Sony BMG also would be required to "implement consumer-oriented changes in operating practices with respect to all CDs with content protection software that Sony BMG manufactures in the next two years; refrain from collecting personal information about users of XCP CDs or MediaMax CDs without their affirmative consent; and provide additional settlement benefits to Settlement Class Members including cash payments, 'clean' replacement CDs without content protection software, and free music downloads."
The agreement signed by the two litigants also requires Sony BMG to begin offering relief to customers directly after the preliminary agreement is approved, not after final approval is granted (which typically takes a few months). The agreement also states that both parties will issue a joint news release directly after preliminary approval.

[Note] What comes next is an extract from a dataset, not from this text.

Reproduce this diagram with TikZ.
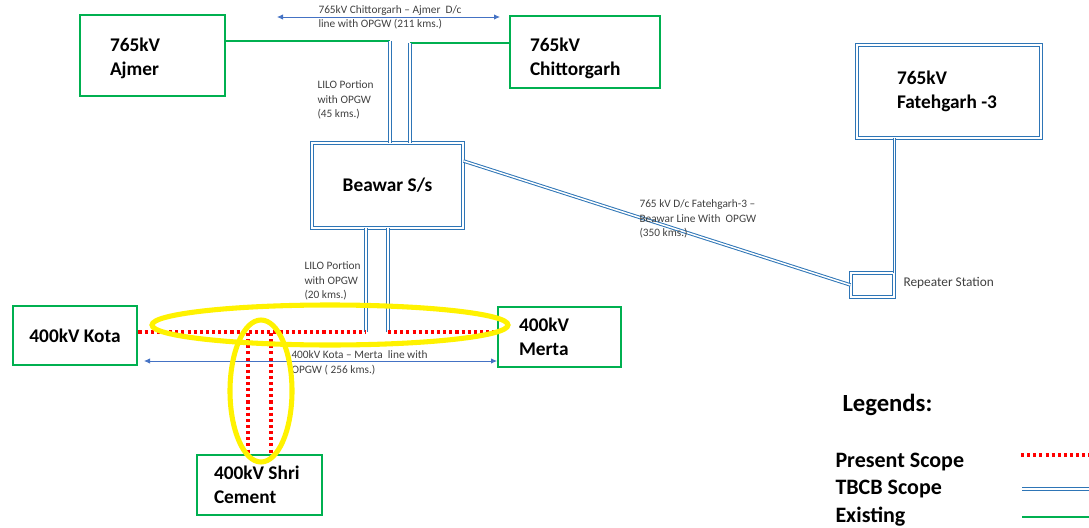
\documentclass[tikz,border=0pt]{standalone}
\usepackage{fontspec}
\setmainfont{Carlito}
\usepackage{tikz}
\usetikzlibrary{arrows.meta}
\tikzset{every picture/.style={line width=0.75pt}}
\definecolor{exgreen}{RGB}{0,176,80}
\definecolor{tbblue}{RGB}{46,117,182}
\definecolor{dimblue}{RGB}{68,114,196}
\definecolor{txtgray}{RGB}{64,64,64}
\tikzset{
  gbox/.style={draw=exgreen, line width=2.2pt, fill=white, align=flush left, inner sep=0pt, font=\fontsize{14.5}{18}\selectfont\bfseries},
  bbox/.style={draw=tbblue, double=white, double distance=1.2pt, line width=0.7pt, fill=white, align=flush left, inner sep=0pt, font=\fontsize{14.5}{18}\selectfont\bfseries},
  existing/.style={exgreen, line width=2.2pt},
  tbcb/.style={tbblue, double=white, double distance=1.1pt, line width=0.75pt},
  present/.style={red, line width=2.3pt, dash pattern=on 2.3pt off 2.3pt},
  ring/.style={yellow, line width=3.8pt},
  dimline/.style={dimblue, line width=0.6pt, {Latex[length=4.5pt,width=4pt]}-{Latex[length=4.5pt,width=4pt]}},
  note/.style={txtgray, align=flush left, inner sep=0pt, anchor=west, font=\fontsize{8.5}{11}\selectfont},
  legtxt/.style={anchor=west, inner sep=0pt, font=\fontsize{16.5}{20}\selectfont\bfseries}
}

\begin{document}
\begin{tikzpicture}[x=0.75pt,y=0.75pt,yscale=-1,xscale=1]
\useasboundingbox (0,0) rectangle (1089,528);
\node [gbox, minimum width=108.75pt, minimum height=60.75pt, text width=63.75pt] (ajmer) at (152.5,55.5) {\rule{0pt}{14pt}765kV\\Ajmer};
\node [gbox, minimum width=112.5pt, minimum height=54pt, text width=82.5pt] (chittor) at (585,52) {\rule{0pt}{20pt}765kV\\Chittorgarh};
\node [bbox, minimum width=138pt, minimum height=69.75pt, text width=78pt] (fateh) at (949,91.5) {765kV\\Fatehgarh -3};
\node [bbox, minimum width=113.25pt, minimum height=63.75pt] (beawar) at (387.5,185.5) {Beawar S/s};
\node [gbox, minimum width=93pt, minimum height=44.25pt] (kota) at (75,335.5) {400kV Kota};
\node [gbox, minimum width=92.25pt, minimum height=45pt, text width=60.75pt] (merta) at (559.5,337) {400kV\\Merta};
\node [gbox, minimum width=93.75pt, minimum height=45pt, text width=68.25pt] (shri) at (259.5,485) {400kV Shri\\Cement};
\node [bbox, minimum width=32.25pt, minimum height=18pt] (rep) at (872.5,285) {};

\coordinate (liloA) at (390,41);
\coordinate (liloB) at (410,43);
\coordinate (kotaJ) at (366,332);
\coordinate (mertaJ) at (388,332);
\coordinate (scA) at (248,333);
\coordinate (scB) at (271,333);
\coordinate (topL) at (277,17);
\coordinate (topR) at (500,17);
\coordinate (kmL) at (144,361);
\coordinate (kmR) at (497,361);

\draw [existing] (ajmer.east |- liloA) -- (liloA);
\draw [existing] (chittor.west |- liloB) -- (liloB);
\draw [tbcb] (liloA) -- (liloA |- beawar.north);
\draw [tbcb] (liloB) -- (liloB |- beawar.north);
\draw [tbcb] (kotaJ |- beawar.south) -- (kotaJ);
\draw [tbcb] (mertaJ |- beawar.south) -- (mertaJ);
\draw [present] (kota.east |- kotaJ) -- (kotaJ);
\draw [present] (mertaJ) -- (merta.west |- mertaJ);
\draw [present] (scA) -- (scA |- shri.north);
\draw [present] (scB) -- (scB |- shri.north);
\draw [tbcb] ([yshift=-18.4pt]beawar.east) -- (rep.west);
\draw [tbcb] (rep.north east |- fateh.south) -- (rep.north east);
\draw [dimline] (topL) -- (topR);
\draw [dimline] (kmL) -- (kmR);

\node [note] (toptxt) at (318,17.5) {765kV Chittorgarh -- Ajmer\ \ D/c\\line with OPGW (211 kms.)};
\node [note] (lilotop) at (317,100) {LILO Portion\\with OPGW\\(45 kms.)};
\node [note] (lilobot) at (304,281) {LILO Portion\\with OPGW\\(20 kms.)};
\node [note] (kmtxt) at (291,363) {400kV Kota -- Merta\ \ line with\\OPGW ( 256 kms.)};
\node [note] (fbtxt) at (639,219) {765 kV D/c Fatehgarh-3 --\\Beawar Line With\ \ OPGW\\(350 kms.)};
\node [note, font=\fontsize{10}{12}\selectfont] (reptxt) at (903,283) {Repeater Station};

\draw [ring] (330,325) ellipse [x radius=178, y radius=20];
\draw [ring] (261,391) ellipse [x radius=31, y radius=71];

\node [legtxt, font=\fontsize{18.5}{22}\selectfont\bfseries] (leg) at (842,405) {Legends:};
\node [legtxt] (legpres) at (835,462) {Present Scope};
\node [legtxt] (legtbcb) at (835,489) {TBCB Scope};
\node [legtxt] (legex) at (835,517) {Existing};
\draw [present] (1021,455) -- (1089,455);
\draw [tbcb] (1022,489) -- (1089,489);
\draw [existing] (1022,517) -- (1089,517);
\end{tikzpicture}
\end{document}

The settlement also would lay to rest a class action suit brought against Sony by several other parties, including the Electronic Frontier Foundation. Still, the settlement will hardly end Sony BMG's legal troubles, though it may indicate that other settlements are imminent. The Texas attorney general's lawsuit alleging violations of the state's anti-spyware law is moving forward, and several other state attorneys general are considering legal action.
Any Security Fix readers who need a refresher on what this whole fiasco is all about can check out the Piracy section of this blog to read the more than 20 past posts on this subject dating back to Nov. 1.
Update, 5:43 p.m. ET:An earlier version of this post stated that the settlement does not affect a class-action lawsuit brought by the Electronic Frontier Foundation. EFF was one of the parties to this settlement. The above text has been corrected.